Carry none of the pictures over; set down the material below exactly.

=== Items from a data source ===

======

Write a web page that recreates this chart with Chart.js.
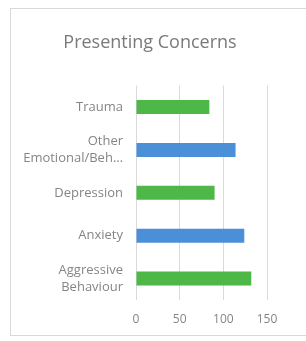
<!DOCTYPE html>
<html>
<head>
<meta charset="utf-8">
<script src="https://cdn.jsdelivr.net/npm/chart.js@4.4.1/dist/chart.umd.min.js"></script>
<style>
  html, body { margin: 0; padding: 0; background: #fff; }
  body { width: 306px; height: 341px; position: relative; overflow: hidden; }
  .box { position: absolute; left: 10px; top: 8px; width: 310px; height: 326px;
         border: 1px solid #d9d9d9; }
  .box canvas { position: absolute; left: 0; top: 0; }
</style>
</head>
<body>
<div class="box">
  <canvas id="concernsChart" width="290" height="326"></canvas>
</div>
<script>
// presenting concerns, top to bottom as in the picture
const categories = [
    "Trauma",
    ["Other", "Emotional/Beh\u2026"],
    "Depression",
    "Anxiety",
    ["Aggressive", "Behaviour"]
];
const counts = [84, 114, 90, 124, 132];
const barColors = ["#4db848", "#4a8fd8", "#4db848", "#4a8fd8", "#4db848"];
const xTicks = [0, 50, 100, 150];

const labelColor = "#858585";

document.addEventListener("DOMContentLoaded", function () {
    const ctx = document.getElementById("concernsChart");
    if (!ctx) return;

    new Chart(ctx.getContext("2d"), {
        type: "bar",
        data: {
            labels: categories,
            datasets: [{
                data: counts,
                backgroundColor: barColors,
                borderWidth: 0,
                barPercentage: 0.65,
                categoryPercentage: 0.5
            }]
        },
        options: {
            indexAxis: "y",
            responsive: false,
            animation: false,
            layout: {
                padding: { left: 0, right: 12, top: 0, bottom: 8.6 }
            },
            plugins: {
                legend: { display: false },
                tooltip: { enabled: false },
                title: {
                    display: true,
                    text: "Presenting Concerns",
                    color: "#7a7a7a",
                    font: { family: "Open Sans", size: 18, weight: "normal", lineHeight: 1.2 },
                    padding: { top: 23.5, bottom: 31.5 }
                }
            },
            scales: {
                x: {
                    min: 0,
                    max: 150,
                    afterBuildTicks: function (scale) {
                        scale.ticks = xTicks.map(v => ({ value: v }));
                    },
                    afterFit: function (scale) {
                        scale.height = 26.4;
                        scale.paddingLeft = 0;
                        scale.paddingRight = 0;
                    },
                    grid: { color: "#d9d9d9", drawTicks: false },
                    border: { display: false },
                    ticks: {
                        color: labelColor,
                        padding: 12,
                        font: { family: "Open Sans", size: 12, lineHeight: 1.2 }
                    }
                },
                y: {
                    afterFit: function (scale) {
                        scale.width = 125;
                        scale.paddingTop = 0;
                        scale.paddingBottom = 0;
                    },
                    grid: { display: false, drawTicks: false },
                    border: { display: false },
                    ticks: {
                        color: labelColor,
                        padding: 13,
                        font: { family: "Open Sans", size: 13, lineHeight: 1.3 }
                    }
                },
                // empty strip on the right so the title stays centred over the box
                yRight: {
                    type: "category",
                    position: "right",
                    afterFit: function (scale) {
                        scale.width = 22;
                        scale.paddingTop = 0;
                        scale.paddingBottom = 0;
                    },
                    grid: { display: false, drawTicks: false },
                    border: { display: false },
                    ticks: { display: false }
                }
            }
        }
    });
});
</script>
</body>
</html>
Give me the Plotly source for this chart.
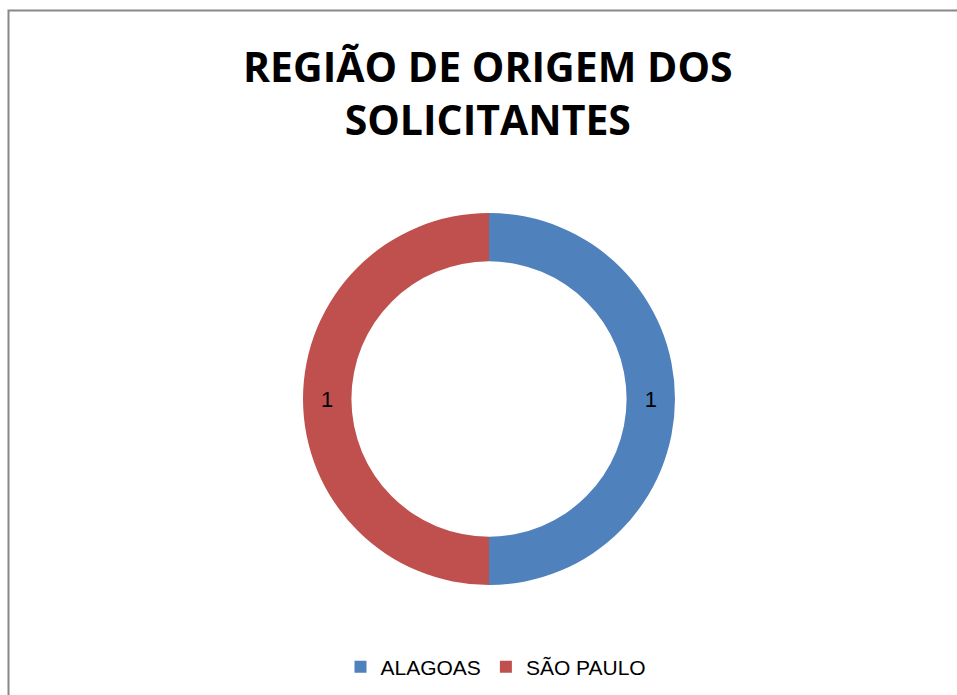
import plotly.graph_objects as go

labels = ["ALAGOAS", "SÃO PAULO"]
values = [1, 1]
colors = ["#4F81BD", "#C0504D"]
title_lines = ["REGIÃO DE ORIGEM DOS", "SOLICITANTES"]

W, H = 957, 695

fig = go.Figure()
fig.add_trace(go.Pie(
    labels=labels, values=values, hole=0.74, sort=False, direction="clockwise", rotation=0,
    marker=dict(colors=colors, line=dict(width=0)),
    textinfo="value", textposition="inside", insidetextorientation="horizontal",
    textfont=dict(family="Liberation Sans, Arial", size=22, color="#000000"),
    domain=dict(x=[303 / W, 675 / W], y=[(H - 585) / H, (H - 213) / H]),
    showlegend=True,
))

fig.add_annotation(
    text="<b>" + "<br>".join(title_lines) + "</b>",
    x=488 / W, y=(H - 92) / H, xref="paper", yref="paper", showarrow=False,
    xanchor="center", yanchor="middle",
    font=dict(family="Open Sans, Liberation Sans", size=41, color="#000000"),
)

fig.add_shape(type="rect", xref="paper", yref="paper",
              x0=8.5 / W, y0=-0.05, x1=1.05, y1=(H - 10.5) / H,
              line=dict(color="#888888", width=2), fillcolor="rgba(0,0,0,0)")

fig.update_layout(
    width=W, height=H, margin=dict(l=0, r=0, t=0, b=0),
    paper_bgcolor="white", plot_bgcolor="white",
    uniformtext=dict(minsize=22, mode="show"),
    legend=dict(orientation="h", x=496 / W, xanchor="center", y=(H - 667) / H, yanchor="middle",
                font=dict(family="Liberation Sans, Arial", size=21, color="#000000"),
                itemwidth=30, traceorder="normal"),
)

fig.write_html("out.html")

======

=== Reply ===
Write a web page that recreates this chart with Chart.js.
<!DOCTYPE html>
<html>
<head>
<meta charset="utf-8">
<script src="https://cdn.jsdelivr.net/npm/chart.js@4.4.1/dist/chart.umd.min.js"></script>
<style>
  html, body { margin: 0; padding: 0; background: #fff; }
  body { width: 306px; height: 341px; position: relative; overflow: hidden; }
  .box { position: absolute; left: 10px; top: 8px; width: 310px; height: 326px;
         border: 1px solid #d9d9d9; }
  .box canvas { position: absolute; left: 0; top: 0; }
</style>
</head>
<body>
<div class="box">
  <canvas id="concernsChart" width="290" height="326"></canvas>
</div>
<script>
// presenting concerns, top to bottom as in the picture
const categories = [
    "Trauma",
    ["Other", "Emotional/Beh\u2026"],
    "Depression",
    "Anxiety",
    ["Aggressive", "Behaviour"]
];
const counts = [84, 114, 90, 124, 132];
const barColors = ["#4db848", "#4a8fd8", "#4db848", "#4a8fd8", "#4db848"];
const xTicks = [0, 50, 100, 150];

const labelColor = "#858585";

document.addEventListener("DOMContentLoaded", function () {
    const ctx = document.getElementById("concernsChart");
    if (!ctx) return;

    new Chart(ctx.getContext("2d"), {
        type: "bar",
        data: {
            labels: categories,
            datasets: [{
                data: counts,
                backgroundColor: barColors,
                borderWidth: 0,
                barPercentage: 0.65,
                categoryPercentage: 0.5
            }]
        },
        options: {
            indexAxis: "y",
            responsive: false,
            animation: false,
            layout: {
                padding: { left: 0, right: 12, top: 0, bottom: 8.6 }
            },
            plugins: {
                legend: { display: false },
                tooltip: { enabled: false },
                title: {
                    display: true,
                    text: "Presenting Concerns",
                    color: "#7a7a7a",
                    font: { family: "Open Sans", size: 18, weight: "normal", lineHeight: 1.2 },
                    padding: { top: 23.5, bottom: 31.5 }
                }
            },
            scales: {
                x: {
                    min: 0,
                    max: 150,
                    afterBuildTicks: function (scale) {
                        scale.ticks = xTicks.map(v => ({ value: v }));
                    },
                    afterFit: function (scale) {
                        scale.height = 26.4;
                        scale.paddingLeft = 0;
                        scale.paddingRight = 0;
                    },
                    grid: { color: "#d9d9d9", drawTicks: false },
                    border: { display: false },
                    ticks: {
                        color: labelColor,
                        padding: 12,
                        font: { family: "Open Sans", size: 12, lineHeight: 1.2 }
                    }
                },
                y: {
                    afterFit: function (scale) {
                        scale.width = 125;
                        scale.paddingTop = 0;
                        scale.paddingBottom = 0;
                    },
                    grid: { display: false, drawTicks: false },
                    border: { display: false },
                    ticks: {
                        color: labelColor,
                        padding: 13,
                        font: { family: "Open Sans", size: 13, lineHeight: 1.3 }
                    }
                },
                // empty strip on the right so the title stays centred over the box
                yRight: {
                    type: "category",
                    position: "right",
                    afterFit: function (scale) {
                        scale.width = 22;
                        scale.paddingTop = 0;
                        scale.paddingBottom = 0;
                    },
                    grid: { display: false, drawTicks: false },
                    border: { display: false },
                    ticks: { display: false }
                }
            }
        }
    });
});
</script>
</body>
</html>
Give me the Plotly source for this chart.
import plotly.graph_objects as go

labels = ["ALAGOAS", "SÃO PAULO"]
values = [1, 1]
colors = ["#4F81BD", "#C0504D"]
title_lines = ["REGIÃO DE ORIGEM DOS", "SOLICITANTES"]

W, H = 957, 695

fig = go.Figure()
fig.add_trace(go.Pie(
    labels=labels, values=values, hole=0.74, sort=False, direction="clockwise", rotation=0,
    marker=dict(colors=colors, line=dict(width=0)),
    textinfo="value", textposition="inside", insidetextorientation="horizontal",
    textfont=dict(family="Liberation Sans, Arial", size=22, color="#000000"),
    domain=dict(x=[303 / W, 675 / W], y=[(H - 585) / H, (H - 213) / H]),
    showlegend=True,
))

fig.add_annotation(
    text="<b>" + "<br>".join(title_lines) + "</b>",
    x=488 / W, y=(H - 92) / H, xref="paper", yref="paper", showarrow=False,
    xanchor="center", yanchor="middle",
    font=dict(family="Open Sans, Liberation Sans", size=41, color="#000000"),
)

fig.add_shape(type="rect", xref="paper", yref="paper",
              x0=8.5 / W, y0=-0.05, x1=1.05, y1=(H - 10.5) / H,
              line=dict(color="#888888", width=2), fillcolor="rgba(0,0,0,0)")

fig.update_layout(
    width=W, height=H, margin=dict(l=0, r=0, t=0, b=0),
    paper_bgcolor="white", plot_bgcolor="white",
    uniformtext=dict(minsize=22, mode="show"),
    legend=dict(orientation="h", x=496 / W, xanchor="center", y=(H - 667) / H, yanchor="middle",
                font=dict(family="Liberation Sans, Arial", size=21, color="#000000"),
                itemwidth=30, traceorder="normal"),
)

fig.write_html("out.html")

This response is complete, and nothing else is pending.